The Fight For Fayette
1863 .44 Remington Relic



Courtesy of David V. Radcliffe Collection


This spectacular item is a great part of Missouri Partisan Ranger history. It is a wonderful weapon lost during the Sept. 24, 1864 "Fight For Fayette" by one of Anderson, Todd, or Quantrill's men. It might have even been one of these men themsleves.

Found in 1929 by a worker for a WPA sewer project which was under way at Central College in Fayette. While they were digging at the site of a railroad-tie block house, the center point of the Civil War "Fight for Fayette" 2 guns, both empty, were excavated at the base of the hill.
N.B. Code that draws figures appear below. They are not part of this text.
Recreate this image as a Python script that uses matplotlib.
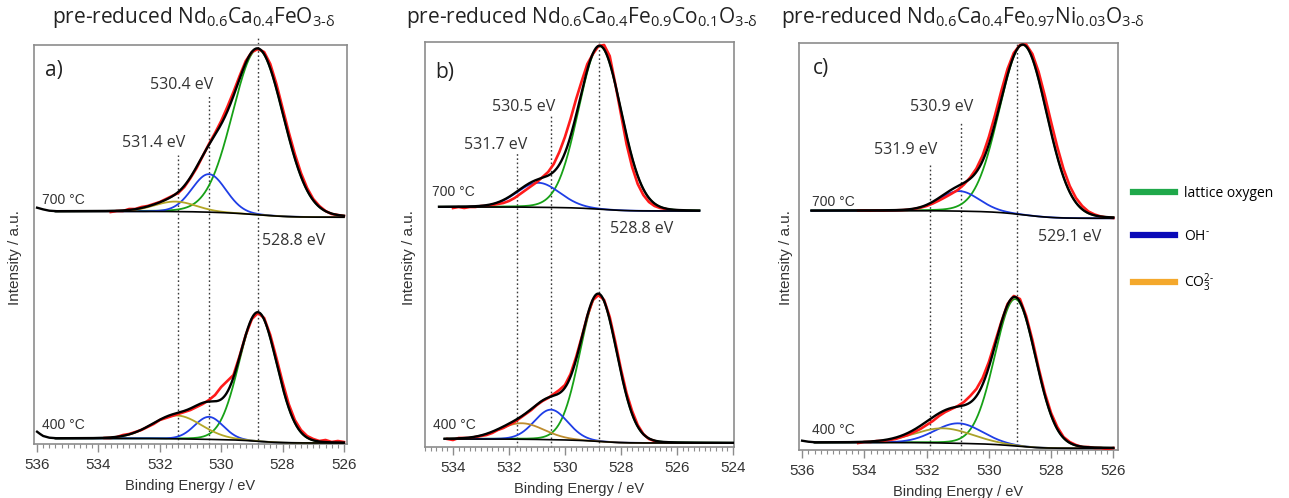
import numpy as np
import matplotlib
matplotlib.use("Agg")
import matplotlib.pyplot as plt
from matplotlib.lines import Line2D
from matplotlib.ticker import MultipleLocator, FormatStrFormatter

plt.rcParams['font.family'] = ['Liberation Sans', 'DejaVu Sans']
plt.rcParams['mathtext.fontset'] = 'custom'
plt.rcParams['mathtext.rm'] = 'Open Sans'
plt.rcParams['mathtext.it'] = 'Open Sans:italic'
plt.rcParams['mathtext.bf'] = 'Open Sans:bold'
SANS = ['Open Sans', 'DejaVu Sans']

W, H = 1289, 498

# ---------------- O 1s fits: (centre / eV, height / a.u., FWHM / eV) ----------------
# (a) Nd0.6Ca0.4FeO3-d
a700_lattice = (528.8, 165.5, 1.95)
a700_oh = (530.4, 38.0, 1.3)
a700_co3 = (531.5, 10.0, 1.6)
a700_window = (535.4, 526.0)
a700_bg = (232.6, 226.8)
a700_edge_be = [536.0, 535.8, 535.6]
a700_edge = [236.3, 234.6, 233.3]
a700_meas_be = np.round(np.arange(533.6, 525.95, -0.2), 1)
a700_meas = [232, 233, 233, 235, 235, 237, 238, 240, 242, 245,
             248, 251, 257, 266, 276, 288, 300, 311, 323, 337,
             352, 368, 383, 392, 395, 392, 380, 360, 336, 312,
             290, 271, 256, 245, 238, 233, 230, 229, 228]

a400_lattice = (528.8, 128.7, 1.45)
a400_oh = (530.4, 22.5, 1.1)
a400_co3 = (531.45, 23.3, 1.9)
a400_window = (535.4, 526.0)
a400_bg = (5.6, 1.0)
a400_edge_be = [536.0, 535.9, 535.8, 535.6]
a400_edge = [12.3, 10.0, 8.0, 6.3]
a400_meas_be = np.round(np.arange(533.8, 525.95, -0.2), 1)
a400_meas = [6, 6, 7, 9, 10, 12, 14, 17, 20, 24,
             26, 28, 30, 32, 34, 37, 40, 44, 49, 57,
             63, 69, 88, 109, 125, 131, 126, 109, 86, 62,
             40, 24, 14, 8, 5, 3, 4, 2, 3, 2]

# (b) Nd0.6Ca0.4Fe0.9Co0.1O3-d
b700_lattice = (528.75, 163.0, 1.8)
b700_oh = (530.95, 24.5, 1.8)
b700_window = (534.5, 525.2)
b700_bg = (240.0, 236.0)
b700_meas_be = np.round(np.arange(534.0, 526.35, -0.2), 1)
b700_meas = [239, 240, 239, 240, 240, 241, 241, 242, 243, 244,
             246, 249, 253, 257, 261, 265, 270, 275, 283, 295,
             310, 328, 348, 366, 383, 393, 401, 402, 391, 363,
             333, 303, 280, 263, 252, 245, 241, 239, 238]

b400_lattice = (528.8, 147.0, 1.55)
b400_oh = (530.5, 30.0, 1.4)
b400_co3 = (531.55, 16.0, 1.9)
b400_window = (534.3, 524.0)
b400_bg = (8.0, 4.0)
b400_meas_be = np.round(np.arange(534.2, 526.75, -0.2), 1)
b400_meas = [8, 7, 9, 9, 9, 10, 11, 12, 14, 17,
             19, 22, 25, 29, 33, 37, 42, 46, 49, 53,
             57, 62, 73, 90, 110, 131, 147, 152, 147, 130,
             105, 78, 54, 36, 22, 13, 8, 6]

# (c) Nd0.6Ca0.4Fe0.97Ni0.03O3-d
c700_lattice = (528.9, 170.0, 1.8)
c700_oh = (530.95, 20.0, 1.5)
c700_window = (535.7, 526.0)
c700_bg = (239.3, 231.7)
c700_meas_be = np.round(np.arange(534.2, 525.95, -0.2), 1)
c700_meas = [239.5, 239.6, 239.3, 239.6, 239.4, 239.6, 239.7, 239.8, 240.2, 241.0,
             242.3, 244.0, 246.5, 249.5, 252.8, 256.3, 260.0, 265.5, 272.5, 281.5,
             294.5, 313, 335, 359, 381, 397, 405, 405.5, 396, 378,
             354, 328, 303, 281, 264, 252, 244, 238.5, 235.5, 233.5,
             232.5, 232]

c400_lattice = (529.15, 147.0, 1.55)
c400_oh = (530.98, 20.0, 1.8)
c400_co3 = (531.47, 14.7, 2.2)
c400_window = (535.6, 526.0)
c400_bg = (7.5, 1.7)
c400_edge_be = [536.0, 535.8]
c400_edge = [9.3, 8.3]
c400_meas_be = np.round(np.arange(534.2, 525.95, -0.2), 1)
c400_meas = [7, 8, 8, 9, 9, 10, 11, 13, 15, 18,
             21, 25, 29, 34, 38, 41, 44, 48, 54, 61,
             72, 88, 108, 128, 146, 154, 151, 134, 110, 82,
             57, 37, 23, 13, 8, 5, 3, 3, 2, 2,
             1, 2]

# peak positions marked with dotted lines
a_marks = [531.4, 530.4, 528.8]
b_marks = [531.7, 530.5, 528.8]
c_marks = [531.9, 530.9, 529.1]

titles = [
    r'pre-reduced Nd$_{\text{0.6}}$Ca$_{\text{0.4}}$FeO$_{\text{3-δ}}$',
    r'pre-reduced Nd$_{\text{0.6}}$Ca$_{\text{0.4}}$Fe$_{\text{0.9}}$Co$_{\text{0.1}}$O$_{\text{3-δ}}$',
    r'pre-reduced Nd$_{\text{0.6}}$Ca$_{\text{0.4}}$Fe$_{\text{0.97}}$Ni$_{\text{0.03}}$O$_{\text{3-δ}}$',
]
legend_labels = ['lattice oxygen', r'OH$^{\text{-}}$', r'CO$_{\text{3}}^{\text{2-}}$']

GREEN, BLUE, RED = '#17a117', '#1f3ee6', '#ff1a1a'
YELLOWS = ['#b3a626', '#bd8c2e', '#aaa22a']
LEGEND_COLOURS = ['#1fa84a', '#0a0ab8', '#f4a82c']


def gl(be, peak, mix=0.05):
    centre, height, fwhm = peak
    x = (be - centre) / fwhm
    return height * ((1 - mix) * np.exp(-4 * np.log(2) * x ** 2) + mix / (1 + 4 * x ** 2))


def fitted(window, bg_ends, peaks):
    be = np.linspace(window[0], window[1], 1500)
    comps = [gl(be, p) for p in peaks]
    total = np.sum(comps, axis=0)
    # Shirley-type step: grows with the peak area counted from the low-BE end
    area = np.cumsum(total[::-1])[::-1]
    bg = bg_ends[1] + (bg_ends[0] - bg_ends[1]) * area / area[0]
    return be, bg, comps, bg + total


def draw_spectrum(ax, window, bg_ends, peaks, yellow, meas_be, meas, edge_be=None, edge=None):
    be, bg, comps, env = fitted(window, bg_ends, peaks)
    for comp, col in zip(comps, [GREEN, BLUE, yellow]):
        ax.plot(be, bg + comp, color=col, lw=1.3, zorder=3)
    ax.plot(meas_be, meas, color=RED, lw=1.9, zorder=4, solid_joinstyle='round')
    ax.plot(be, bg, color='black', lw=1.2, zorder=5)
    if edge is not None:
        be = np.concatenate([edge_be, be])
        env = np.concatenate([edge, env])
    ax.plot(be, env, color='black', lw=1.7, zorder=6)


def make_axes(l, t, r, b):
    ax = fig.add_axes([l / W, 1 - b / H, (r - l) / W, (b - t) / H])
    ax.set_ylim(0, b - t)
    ax.set_yticks([])
    for s in ax.spines.values():
        s.set_color('#8c8c8c')
        s.set_linewidth(1.2)
    ax.xaxis.set_major_locator(MultipleLocator(2))
    ax.xaxis.set_minor_locator(MultipleLocator(0.2))
    ax.xaxis.set_major_formatter(FormatStrFormatter('%d'))
    ax.tick_params(axis='x', which='major', length=6, width=1.0, color='#8c8c8c',
                   labelsize=11, labelcolor='#333333', pad=4)
    ax.tick_params(axis='x', which='minor', length=3, width=0.8, color='#8c8c8c')
    ax.set_xlabel('Binding Energy / eV', fontsize=10.5, color='#333333', labelpad=5)
    return ax


def mark_lines(ax, marks, tops):
    for v, top in zip(marks, tops):
        ax.plot([v, v], [0, top], color='#3a3a3a', lw=1.0, ls=(0, (1.2, 1.8)),
                clip_on=False, zorder=1)


def annotate_panel(ax, marks, mark_xy, temp_xy, letter, letter_xy):
    kw = dict(va='center', fontsize=11.5, family=SANS, color='#333333')
    ax.text(*mark_xy[0], f'{marks[0]} eV', ha='right', **kw)
    ax.text(*mark_xy[1], f'{marks[1]} eV', ha='right', **kw)
    ax.text(*mark_xy[2], f'{marks[2]} eV', ha='left', **kw)
    ax.text(*temp_xy[0], '700 °C', ha='left', va='center', fontsize=10, color='#333333')
    ax.text(*temp_xy[1], '400 °C', ha='left', va='center', fontsize=10, color='#333333')
    ax.text(*letter_xy, letter, ha='left', va='center', fontsize=15, family=SANS, color='#222222')


fig = plt.figure(figsize=(W / 100, H / 100), dpi=100)

# ---- panel a ----
axa = make_axes(34, 45, 347, 444)
axa.set_xlim(536.1, 525.9)
draw_spectrum(axa, a700_window, a700_bg, [a700_lattice, a700_oh, a700_co3], YELLOWS[0],
              a700_meas_be, a700_meas, a700_edge_be, a700_edge)
draw_spectrum(axa, a400_window, a400_bg, [a400_lattice, a400_oh, a400_co3], YELLOWS[0],
              a400_meas_be, a400_meas, a400_edge_be, a400_edge)
mark_lines(axa, a_marks, [289, 349, 406])
annotate_panel(axa, a_marks, [(531.18, 301), (530.27, 359), (528.67, 203)],
               [(535.84, 244), (535.84, 19)], 'a)', (535.74, 374))

# ---- panel b ----
axb = make_axes(425, 42, 734, 447)
axb.set_xlim(535.0, 523.96)
draw_spectrum(axb, b700_window, b700_bg, [b700_lattice, b700_oh], YELLOWS[1],
              b700_meas_be, b700_meas)
draw_spectrum(axb, b400_window, b400_bg, [b400_lattice, b400_oh, b400_co3], YELLOWS[1],
              b400_meas_be, b400_meas)
mark_lines(axb, b_marks, [295, 332, 407])
annotate_panel(axb, b_marks, [(531.36, 302), (530.36, 340), (528.39, 218)],
               [(534.75, 255), (534.71, 22)], 'b)', (534.64, 375))

# ---- panel c ----
axc = make_axes(799, 43, 1118, 450)
axc.set_xlim(536.1, 525.85)
draw_spectrum(axc, c700_window, c700_bg, [c700_lattice, c700_oh], YELLOWS[2],
              c700_meas_be, c700_meas)
draw_spectrum(axc, c400_window, c400_bg, [c400_lattice, c400_oh, c400_co3], YELLOWS[2],
              c400_meas_be, c400_meas, c400_edge_be, c400_edge)
mark_lines(axc, c_marks, [287, 328, 407])
annotate_panel(axc, c_marks, [(531.66, 300), (530.5, 343), (528.41, 213)],
               [(535.68, 248), (535.68, 20)], 'c)', (535.65, 382))

# titles and intensity labels
for x, t in zip([194, 582, 963], titles):
    fig.text(x / W, 1 - 18 / H, t, ha='center', va='center', fontsize=15, family=SANS, color='#222222')
for x in [15, 409, 786]:
    fig.text(x / W, 1 - 258 / H, 'Intensity / a.u.', rotation=90, ha='center', va='center',
             fontsize=11, color='#333333')

# component legend
handles = [Line2D([], [], color=c, lw=4.5) for c in LEGEND_COLOURS]
fig.legend(handles, legend_labels, loc='upper left', bbox_to_anchor=(1133 / W, 1 - 186 / H),
           frameon=False, handlelength=3.0, handletextpad=0.7,
           labelspacing=2.0, borderpad=0, borderaxespad=0, prop={'family': SANS, 'size': 10})

fig.savefig('out.png', dpi=100)
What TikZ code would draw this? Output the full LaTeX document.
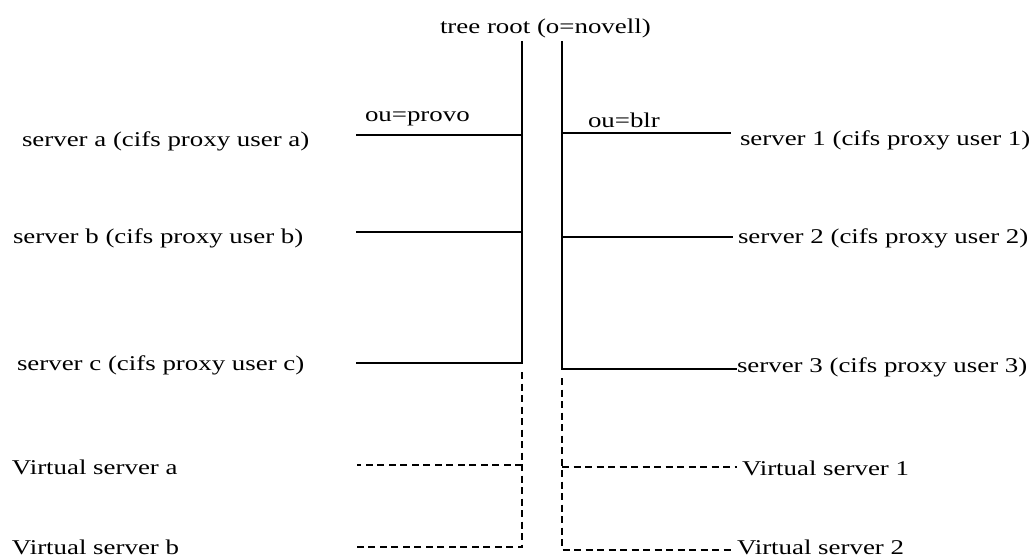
\documentclass[tikz,border=0pt]{standalone}
\usepackage{fontspec}
\setmainfont{Liberation Serif}[FakeStretch=1.28]
\begin{document}
\begin{tikzpicture}[x=1pt,y=-1pt,
  lbl/.style={anchor=base west,inner sep=0pt,outer sep=0pt,font=\fontsize{21}{25}\selectfont},
  solidln/.style={line width=1.5pt,line cap=rect},
  dashln/.style={line width=1.5pt,dash pattern=on 7pt off 4.5pt}]
\useasboundingbox[fill=white] (0,0) rectangle (1034,558);
% texts
\node[lbl] (root) at (440,33) {tree root (o=novell)};
\node[lbl] (provo) at (365,121) {ou=provo};
\node[lbl] (blr) at (588,127) {ou=blr};
\node[lbl] (sa) at (22,146) {server a (cifs proxy user a)};
\node[lbl] (sb) at (13,243) {server b (cifs proxy user b)};
\node[lbl] (sc) at (17,370) {server c (cifs proxy user c)};
\node[lbl] (s1) at (740,145) {server 1 (cifs proxy user 1)};
\node[lbl] (s2) at (738,243) {server 2 (cifs proxy user 2)};
\node[lbl] (s3) at (737,372) {server 3 (cifs proxy user 3)};
\node[lbl] (va) at (12,474) {Virtual server a};
\node[lbl] (vb) at (12,554) {Virtual server b};
\node[lbl] (v1) at (742,475) {Virtual server 1};
\node[lbl] (v2) at (737,554) {Virtual server 2};
% junction coordinates
\coordinate (Ltop) at (522,42);
\coordinate (La) at (522,135);
\coordinate (Lb) at (522,232);
\coordinate (Lc) at (522,363);
\coordinate (LaE) at (357,135);
\coordinate (LbE) at (357,232);
\coordinate (LcE) at (357,363);
\coordinate (Rtop) at (562,42);
\coordinate (R1) at (562,133);
\coordinate (R2) at (562,237);
\coordinate (R3) at (562,369);
\coordinate (R1E) at (730,133);
\coordinate (R2E) at (732,237);
\coordinate (R3E) at (736,369);
\coordinate (LdTop) at (522,372);
\coordinate (Lva) at (522,465);
\coordinate (Lvb) at (522,547);
\coordinate (LvaE) at (357,465);
\coordinate (LvbE) at (357,547);
\coordinate (RdTop) at (562,378);
\coordinate (Rv1) at (562,467);
\coordinate (Rv2) at (562,550);
\coordinate (Rv1E) at (737,467);
\coordinate (Rv2E) at (735,550);
% solid tree
\draw[solidln] (Ltop) -- (Lc) -- (LcE);
\draw[solidln] (La) -- (LaE);
\draw[solidln] (Lb) -- (LbE);
\draw[solidln] (Rtop) -- (R3) -- (R3E);
\draw[solidln] (R1) -- (R1E);
\draw[solidln] (R2) -- (R2E);
% dashed virtual servers
\draw[dashln] (LdTop) -- (Lvb) -- (LvbE);
\draw[dashln] (Lva) -- (LvaE);
\draw[dashln] (RdTop) -- (Rv2) -- (Rv2E);
\draw[dashln] (Rv1) -- (Rv1E);
\end{tikzpicture}
\end{document}
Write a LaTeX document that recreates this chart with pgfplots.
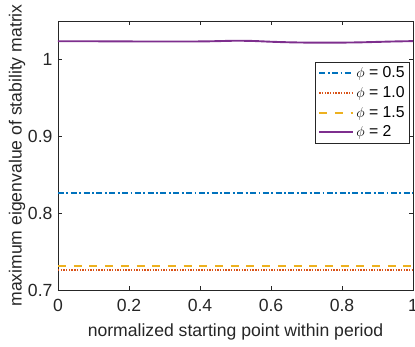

There is quite a history behind the "Fight For Fayette". In September of 1864, Bill Anderson, George Todd and John Thrailkill, all somewhat independent lieutenants of William Quantrill, were riding hard in Central Missouri. Anderson had sacked Rocheport, Todd and Thraikill followed his example at Keytesville and all mails between military posts at Fayette, Franklin and Renick were stopped.

On the 23rd of September 1864, their combined forces wiped out a twelve wagon military train northeast of Rocheport at a place commonly known as Gosline's Lane near Woodlandville, Missouri.

That evening, Brigadier General J.B. Douglas landed at Rocheport with 500 men and went north looking for Anderson. Major Reeves Leonard with a company of the 9th Missouri Cavalry came down from Fayette to join him. While Leonard was moving toward Douglas, the Missouri Partisan Rangers neatly circled him, and at dawn of the next day, (September 24, 1864) were on the outskirts of Fayette, the county seat of Howard County.

As Anderson and Todd rested in the hills south of Fayette, they were joined by their old captain, William Quantrill. The three men sat down and discussed the possibility of raiding the town. Anderson and Todd were of the opinion that the Union post had been drained of men; Quantrill, who had had some sad experiences with fortified brick courthouses, believed that the village should be avoided.

Heated words were exchanged, but Bill Anderson prevailed, and an attack was decided upon. The Missouri Partisan Rangers formed in a column in the timber south of town, and at a trot proceeded up Church Street west of the city cemetery. As they reached the edge of town, they broke into a gallop, and with their fierce Rebel yells charged into the courthouse square. Here they were met by a volley of Minie balls from some thirty troopers of the Ninth Cavalry barricaded in the courthouse and in a heavy railroad-tie blockhouse on the hill were Central College is presently located.

The Missouri Partisan Rangers had stuck their heads into a hornet's nest. Commanded by Lieutenants Joseph M. Street and Thomas H. Smith, the Union troopers picked them off as they circled around the courthouse, firing their pistols futilely at brick walls.

Bill Anderson led one wild dash at the blockhouse, his black curls streaming out from under a large plumed hat, but the Missouri Partisan Rangers had no way of entering it. Frank James afterwards said, "It was like charging a stone wall, only this stone wall belched lead", and added: "The worst scared I ever was during the war was in the Fayette fight."

In a few minutes it was all over. The Missouri Partisan Rangers pulled north out of town, leaving thirteen dead behind, and holding in their saddles some thirty wounded companions. They went slowly up the Roanoke Road, leaving their wounded to be hidden by sympathetic farmers.

At dusk Quantrill and his loyal, tried and true men parted with Anderson and Todd in disgust.

Then later that night Todd and Thraikill and their company left Bloody Bill.

As fate and destiny (as well as their own direspect for Quantrill) Todd and Anderson were to die by the Yankee hand within the next month. All without their commander, William Clarke Quantrill.

Left behind by one of the Missouri Partisan Rangers (possibly Anderson, Todd, or Quantrill himself) was this new model 1863 Remington .44 cal. revolver. It is doubtful it would have belonged or been left on the field by one of the Federals as they used arsenal made long range muskets and carbines.

In Missouri, the Partisan Ranger rarely used a rifle musket or sword. They rode into battle with a minimum of 2 and a probable maximum of 8 six-shot pistols per man. One would be carried on each hip, two would be in saddle holsters and 2 in each saddle bag. All loaded and all expendable.

These Missouri Partisan Rangers would generally throw their empty pistols down as they emptied them and draw those ready to fire. They could afford to do this as they generally carried the field and they could go back over it and pick up their empty guns as well as the loaded ones dropped by the defending militia. But, this time it wasn't meant to be.